St Martin History

Throughout the history of many Caribbean Islands, most were home to various Indians. What we know as St Martin or St Maarten was home to the Siboney and Arawak Indians. As you study the Caribbean Islands, specifically the history of St Maarten or St Martin history, you will hear the name of Christopher Columbus. However, before European explorers made it to St Martin, the Carib Indians migrated into the area and killed or took the majority of the Arawak Indians as slaves. When Europeans arrived, the island was in control of the aggressive Carib Indian warriors, as were several other Caribbean Islands.

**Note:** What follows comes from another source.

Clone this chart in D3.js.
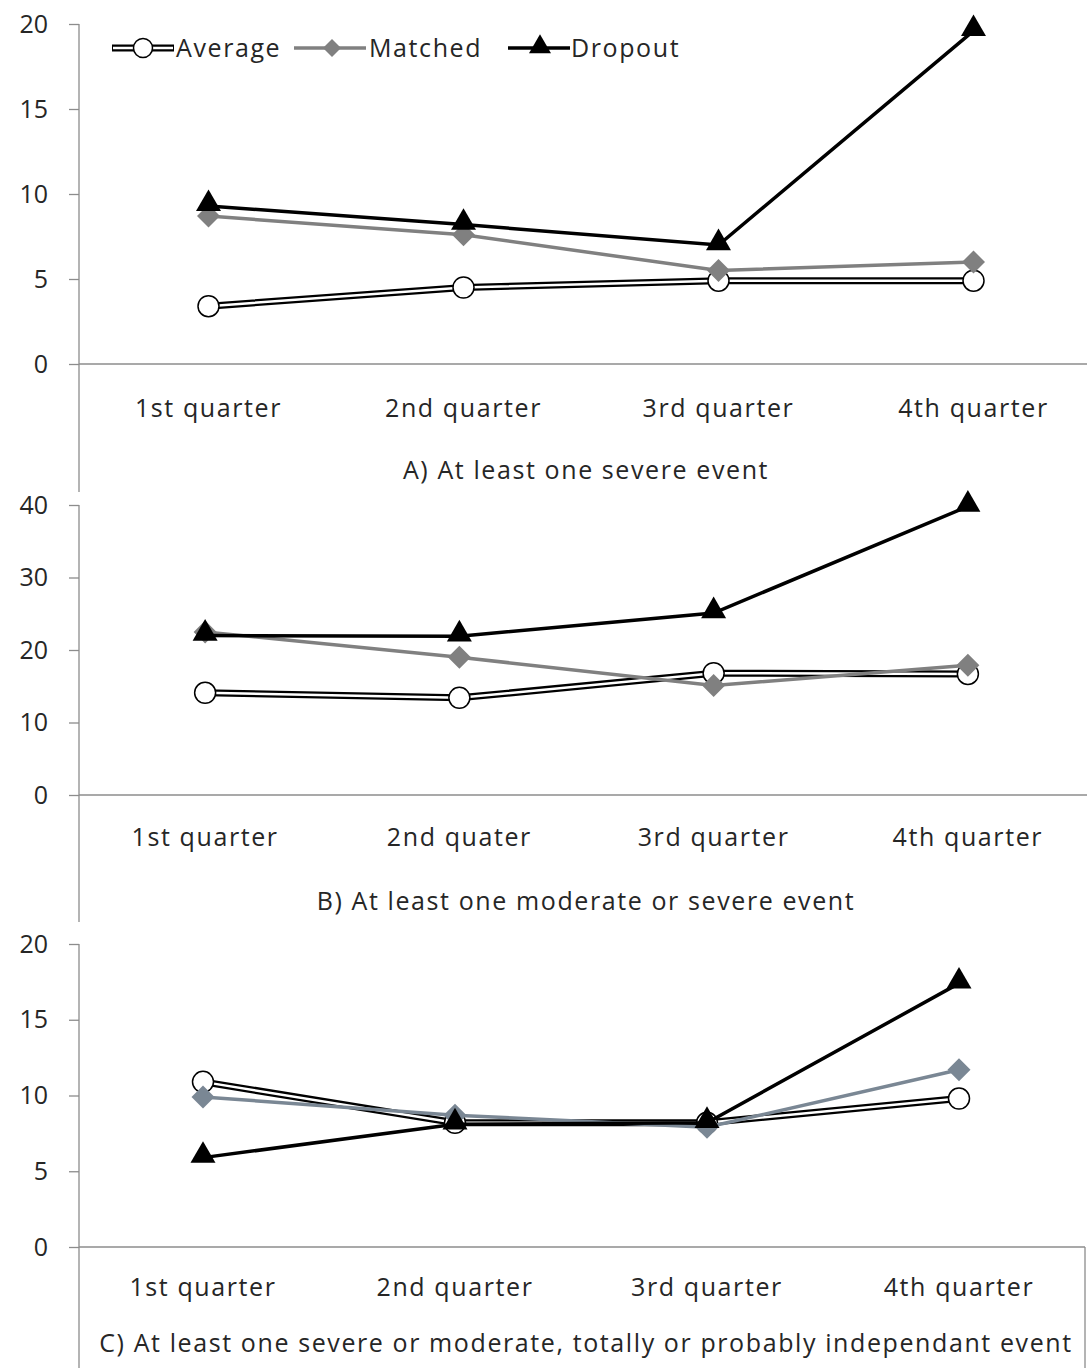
<!DOCTYPE html>
<html><head><meta charset="utf-8">
<script src="https://cdn.jsdelivr.net/npm/d3@7"></script>
<style>body{margin:0;background:#fff}svg{display:block}text{font-family:"Open Sans","Noto Sans",sans-serif;fill:#262626}
.lbl{letter-spacing:1.6px}</style>
</head><body>
<svg id="c" width="1087" height="1368"></svg>
<script>
const seriesNames = ["Average", "Matched", "Dropout"];
const categoriesA = ["1st quarter", "2nd quarter", "3rd quarter", "4th quarter"];
const categoriesB = ["1st quarter", "2nd quater", "3rd quarter", "4th quarter"];
const categoriesC = ["1st quarter", "2nd quarter", "3rd quarter", "4th quarter"];
const averageA = [3.4, 4.5, 4.9, 4.9];
const matchedA = [8.7, 7.6, 5.5, 6.0];
const dropoutA = [9.3, 8.2, 7.0, 19.6];
const averageB = [14.1, 13.4, 16.8, 16.7];
const matchedB = [22.5, 19.0, 15.1, 17.9];
const dropoutB = [22.0, 21.9, 25.1, 39.8];
const averageC = [10.9, 8.2, 8.2, 9.8];
const matchedC = [9.9, 8.7, 7.9, 11.7];
const dropoutC = [5.9, 8.1, 8.2, 17.4];
const ticksA = [0, 5, 10, 15, 20];
const ticksB = [0, 10, 20, 30, 40];
const ticksC = [0, 5, 10, 15, 20];
const titleA = "A) At least one severe event";
const titleB = "B) At least one moderate or severe event";
const titleC = "C) At least one severe or moderate, totally or probably independant event";

const svg = d3.select("#c");
const axisX = 79;
const FS = 25;

const panels = [
  {cats: categoriesA, avg: averageA, mat: matchedA, drop: dropoutA, ticks: ticksA, title: titleA,
   xr: [81, 1101], yr: [364, 24], axisBottom: 492, labelY: 408, titleY: 470, matColor: "#808080", box: false},
  {cats: categoriesB, avg: averageB, mat: matchedB, drop: dropoutB, ticks: ticksB, title: titleB,
   xr: [78, 1095], yr: [795, 505], axisBottom: 922, labelY: 837, titleY: 901, matColor: "#808080", box: false},
  {cats: categoriesC, avg: averageC, mat: matchedC, drop: dropoutC, ticks: ticksC, title: titleC,
   xr: [77, 1085], yr: [1247, 944], axisBottom: 1368, labelY: 1287, titleY: 1343, matColor: "#7a8794", box: true}
];

const tri = d3.symbol().type(d3.symbolTriangle).size(270);
const triL = d3.symbol().type(d3.symbolTriangle).size(210);
const diamond = r => `M0,${-r}L${r},0L0,${r}L${-r},0Z`;

panels.forEach(p => {
  const g = svg.append("g");
  const x = d3.scaleBand().domain(p.cats).range(p.xr).padding(0);
  const cx = c => x(c) + x.bandwidth() / 2;
  const tmax = p.ticks[p.ticks.length - 1];
  const y = d3.scaleLinear().domain([0, tmax]).range(p.yr);

  g.append("line").attr("x1", axisX).attr("x2", axisX).attr("y1", y(tmax)).attr("y2", p.axisBottom)
    .attr("stroke", "#8c8c8c").attr("stroke-width", 1.3);
  const xEnd = p.box ? p.xr[1] : 1087;
  g.append("line").attr("x1", axisX).attr("x2", xEnd).attr("y1", y(0)).attr("y2", y(0))
    .attr("stroke", "#8c8c8c").attr("stroke-width", 1.3);
  if (p.box) {
    g.append("line").attr("x1", xEnd).attr("x2", xEnd).attr("y1", y(0)).attr("y2", p.axisBottom)
      .attr("stroke", "#8c8c8c").attr("stroke-width", 1.3);
  }
  const ax = g.append("g").attr("transform", `translate(${axisX},0)`)
    .call(d3.axisLeft(y).tickValues(p.ticks).tickSize(10).tickPadding(21));
  ax.select(".domain").remove();
  ax.selectAll(".tick line").attr("stroke", "#8c8c8c").attr("stroke-width", 1.3);
  ax.selectAll(".tick text").attr("font-size", FS).attr("fill", "#262626")
    .style("font-family", '"Open Sans","Noto Sans",sans-serif');

  g.selectAll(".cat").data(p.cats).enter().append("text").attr("class", "lbl")
    .attr("x", d => cx(d)).attr("y", p.labelY).attr("dy", "0.35em")
    .attr("text-anchor", "middle").attr("font-size", FS).text(d => d);
  g.append("text").attr("class", "lbl").attr("x", 586).attr("y", p.titleY).attr("dy", "0.35em")
    .attr("text-anchor", "middle").attr("font-size", FS).text(p.title);

  const line = d3.line().x((d, i) => cx(p.cats[i])).y(d => y(d));

  g.append("path").attr("d", line(p.avg)).attr("fill", "none").attr("stroke", "#000").attr("stroke-width", 7);
  g.append("path").attr("d", line(p.avg)).attr("fill", "none").attr("stroke", "#fff").attr("stroke-width", 2.5);
  g.selectAll(".avgm").data(p.avg).enter().append("circle")
    .attr("cx", (d, i) => cx(p.cats[i])).attr("cy", d => y(d)).attr("r", 10.5)
    .attr("fill", "#fff").attr("stroke", "#000").attr("stroke-width", 1.5);

  g.append("path").attr("d", line(p.mat)).attr("fill", "none").attr("stroke", p.matColor).attr("stroke-width", 3.5);
  g.selectAll(".matm").data(p.mat).enter().append("path")
    .attr("transform", (d, i) => `translate(${cx(p.cats[i])},${y(d)})`).attr("d", diamond(11.5)).attr("fill", p.matColor);

  g.append("path").attr("d", line(p.drop)).attr("fill", "none").attr("stroke", "#000").attr("stroke-width", 3.5);
  g.selectAll(".dropm").data(p.drop).enter().append("path")
    .attr("transform", (d, i) => `translate(${cx(p.cats[i])},${y(d) - 2})`).attr("d", tri).attr("fill", "#000");
});

// Legend
const ly = 48;
const leg = svg.append("g");
leg.append("line").attr("x1", 112).attr("x2", 174).attr("y1", ly).attr("y2", ly).attr("stroke", "#000").attr("stroke-width", 7);
leg.append("line").attr("x1", 113).attr("x2", 173).attr("y1", ly).attr("y2", ly).attr("stroke", "#fff").attr("stroke-width", 2.5);
leg.append("circle").attr("cx", 143).attr("cy", ly).attr("r", 9.5).attr("fill", "#fff").attr("stroke", "#000").attr("stroke-width", 1.5);
leg.append("text").attr("class", "lbl").attr("x", 176).attr("y", ly).attr("dy", "0.35em").attr("font-size", FS).text(seriesNames[0]);
leg.append("line").attr("x1", 294).attr("x2", 366).attr("y1", ly).attr("y2", ly).attr("stroke", "#808080").attr("stroke-width", 3.5);
leg.append("path").attr("transform", `translate(332,${ly})`).attr("d", diamond(9)).attr("fill", "#808080");
leg.append("text").attr("class", "lbl").attr("x", 369).attr("y", ly).attr("dy", "0.35em").attr("font-size", FS).text(seriesNames[1]);
leg.append("line").attr("x1", 508).attr("x2", 570).attr("y1", ly).attr("y2", ly).attr("stroke", "#000").attr("stroke-width", 3.5);
leg.append("path").attr("transform", `translate(540,${ly - 1})`).attr("d", triL).attr("fill", "#000");
leg.append("text").attr("class", "lbl").attr("x", 571).attr("y", ly).attr("dy", "0.35em").attr("font-size", FS).text(seriesNames[2]);
</script>
</body></html>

Christopher Columbus never visited the St Martin; however, on one of his voyages he did claim it for Spain. On November 11, 1493, St Martin history states that Columbus spotted the island and named it after the saint’s feast day—Saint Martin of Tours. Spain may have listed the island in their list of territories; but they more or less left the island as it was instead of colonizing. The French on the other hand, had the desire to colonize not only St. Martin Island, but also all the islands found from Trinidad to Bermuda.

The Dutch West Indian Company also wanted to have the island under their control and was the first to originally start the European portion of St Martin history by setting up camps in 1631, starting with Fort Amsterdam. At this time, the Dutch West India Company started mining salt, and about this same time period the first governor in St Martin history was appointed in Jan Claeszen van Campen. Other settlements were scattered throughout St Martin belonging to the English, French, and of course the Dutch.

Spain attacked in 1638 and took over all the Dutch settlements. Spain was now in control and built the Old Spanish Fort at Point Blanche. The Dutch tried in vain to recover the island.

After the long battle between the Netherlands and Spain, Spain once again had no need for the Caribbean Island and left in 1648. St Maarten history shows that both the French and Dutch were eager to gain control of this beautiful island and its magnificent white sandy beaches.

After a few battles, both sides realized the other would never retreat. In 1648 in the history of St Maarten, the Treaty of Concordia was signed, which separated the island into two distinct countries—one side owned by the French (St Martin) and the other by the Dutch (St Maarten). This brought about the beginning of the unique St Martin culture.

Even though they had an agreement in hand, both sides still had a few squabbles about the way in which the land should be divided. As the history of St Maarten explains, the boundaries were changed a total of sixteen times by 1816. The French have twenty square miles in the north and the Dutch have sixteen square miles in the south, both offering a unique and different St Martin culture to explore.

Like all countries, trying to develop a nation with its own beliefs and culture, St Martin had a ways to go since both sides had very different thoughts on many things. Today, you will see a wonderful island that has grown independently on each side of the island making it one that is fascinating to visit with the diverse cultures side by side. St Martin culture is of course a nation divided, but one that coexists today without any problems. From Philipsburg, St Maarten on the Dutch side to Marigot, St Martin on the French side you will find many wonderful things to do that will leave you enchanted.